Large Automatic Learning, Rule Extraction, and Generalization

John Denker; Daniel Schwartz; Ben Wittner; Sara Solla; Richard Howard; Lawrence Jackel; John Hopfield

Large Automatic Learning, Rule Extraction, and Generalization

John Denker
Daniel Schwartz
Ben Wittner
Sara Solla
Richard Howard
Lawrence Jackel
AT&T Bell Laboratories, Holmdel, NJ 07733, USA

John Hopfield
AT&T Bell Laboratories, Holmdel, NJ 07733, USA
and
California Institute of Technology, Pasadena, CA 91125, USA

Abstract

Since antiquity, man has dreamed of building a device that would "learn from examples," "form generalizations," and "discover the rules" behind patterns in the data. Recent work has shown that a highly connected, layered network of simple analog processing elements can be astonishingly successful at this, in some cases. In order to be precise about what has been observed, we give definitions of memorization, generalization, and rule extraction.

The most important part of this paper proposes a way to measure the entropy or information content of a learning task and the efficiency with which a network extracts information from the data.

We also argue that the way in which the networks can compactly represent a wide class of Boolean (and other) functions is analogous to the way in which polynomials or other families of functions can be "curve fit" to general data; specifically, they extend the domain, and average noisy data. Alas, finding a suitable representation is generally an ill-posed and ill-conditioned problem. Even when the problem has been "regularized," what remains is a difficult combinatorial optimization problem.
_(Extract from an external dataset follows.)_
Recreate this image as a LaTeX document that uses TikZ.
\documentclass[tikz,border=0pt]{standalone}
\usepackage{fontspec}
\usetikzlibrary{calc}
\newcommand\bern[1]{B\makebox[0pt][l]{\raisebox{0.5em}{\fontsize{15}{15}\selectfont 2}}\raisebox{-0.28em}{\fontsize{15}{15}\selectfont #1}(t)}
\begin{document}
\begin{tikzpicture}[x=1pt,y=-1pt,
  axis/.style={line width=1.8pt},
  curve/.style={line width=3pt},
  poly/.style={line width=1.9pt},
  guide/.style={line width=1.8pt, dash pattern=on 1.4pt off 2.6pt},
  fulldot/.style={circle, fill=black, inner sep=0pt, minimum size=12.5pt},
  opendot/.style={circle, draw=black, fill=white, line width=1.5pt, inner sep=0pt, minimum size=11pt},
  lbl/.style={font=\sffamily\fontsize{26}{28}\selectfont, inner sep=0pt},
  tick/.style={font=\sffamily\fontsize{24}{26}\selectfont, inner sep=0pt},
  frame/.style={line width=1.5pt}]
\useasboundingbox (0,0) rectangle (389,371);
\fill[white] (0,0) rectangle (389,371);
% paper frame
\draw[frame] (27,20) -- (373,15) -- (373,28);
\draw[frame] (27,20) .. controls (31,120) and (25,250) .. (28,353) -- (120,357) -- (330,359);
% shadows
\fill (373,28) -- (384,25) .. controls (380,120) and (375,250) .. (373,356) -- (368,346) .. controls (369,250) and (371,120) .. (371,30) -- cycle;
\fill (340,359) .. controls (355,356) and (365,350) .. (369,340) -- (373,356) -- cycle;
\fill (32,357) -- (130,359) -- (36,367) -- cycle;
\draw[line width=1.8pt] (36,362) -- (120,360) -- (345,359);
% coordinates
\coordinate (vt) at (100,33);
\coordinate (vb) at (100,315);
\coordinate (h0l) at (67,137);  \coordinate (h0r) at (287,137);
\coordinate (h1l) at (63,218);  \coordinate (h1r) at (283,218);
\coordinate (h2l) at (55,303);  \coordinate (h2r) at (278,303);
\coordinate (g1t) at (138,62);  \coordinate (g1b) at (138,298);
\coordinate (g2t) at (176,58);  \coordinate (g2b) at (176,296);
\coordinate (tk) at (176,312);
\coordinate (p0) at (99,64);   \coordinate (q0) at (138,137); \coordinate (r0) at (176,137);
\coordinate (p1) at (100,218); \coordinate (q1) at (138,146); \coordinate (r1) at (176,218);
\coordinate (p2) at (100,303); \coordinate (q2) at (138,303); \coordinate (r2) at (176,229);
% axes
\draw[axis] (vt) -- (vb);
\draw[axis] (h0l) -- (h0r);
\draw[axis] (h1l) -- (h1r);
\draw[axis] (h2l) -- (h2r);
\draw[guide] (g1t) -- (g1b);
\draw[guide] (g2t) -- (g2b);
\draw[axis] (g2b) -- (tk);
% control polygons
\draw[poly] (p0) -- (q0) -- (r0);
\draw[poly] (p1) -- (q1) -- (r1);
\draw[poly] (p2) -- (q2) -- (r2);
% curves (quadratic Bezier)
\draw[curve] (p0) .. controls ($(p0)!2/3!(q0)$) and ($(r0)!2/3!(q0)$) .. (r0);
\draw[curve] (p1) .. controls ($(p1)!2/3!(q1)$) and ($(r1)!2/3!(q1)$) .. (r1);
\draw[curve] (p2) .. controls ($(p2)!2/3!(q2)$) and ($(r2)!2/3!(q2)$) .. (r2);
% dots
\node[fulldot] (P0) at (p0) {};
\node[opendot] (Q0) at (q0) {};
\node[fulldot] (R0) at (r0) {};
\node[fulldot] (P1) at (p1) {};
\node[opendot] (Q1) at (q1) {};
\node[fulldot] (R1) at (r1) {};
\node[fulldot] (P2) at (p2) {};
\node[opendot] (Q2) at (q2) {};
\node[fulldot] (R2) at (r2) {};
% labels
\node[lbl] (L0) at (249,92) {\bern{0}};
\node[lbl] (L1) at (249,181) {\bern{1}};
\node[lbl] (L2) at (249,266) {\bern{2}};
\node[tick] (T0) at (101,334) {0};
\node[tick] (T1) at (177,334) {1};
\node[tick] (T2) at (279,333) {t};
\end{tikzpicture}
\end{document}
When a network is given more resources than the minimum needed to solve a given task, the symmetric, low-order, local solutions that humans seem to prefer are not the ones that the network chooses from the vast number of solutions available; indeed, the generalized delta method and similar learning procedures do not usually hold the "human" solutions stable against perturbations. Fortunately, there are ways of "programming" into the network a preference for approximately chosen symmetries.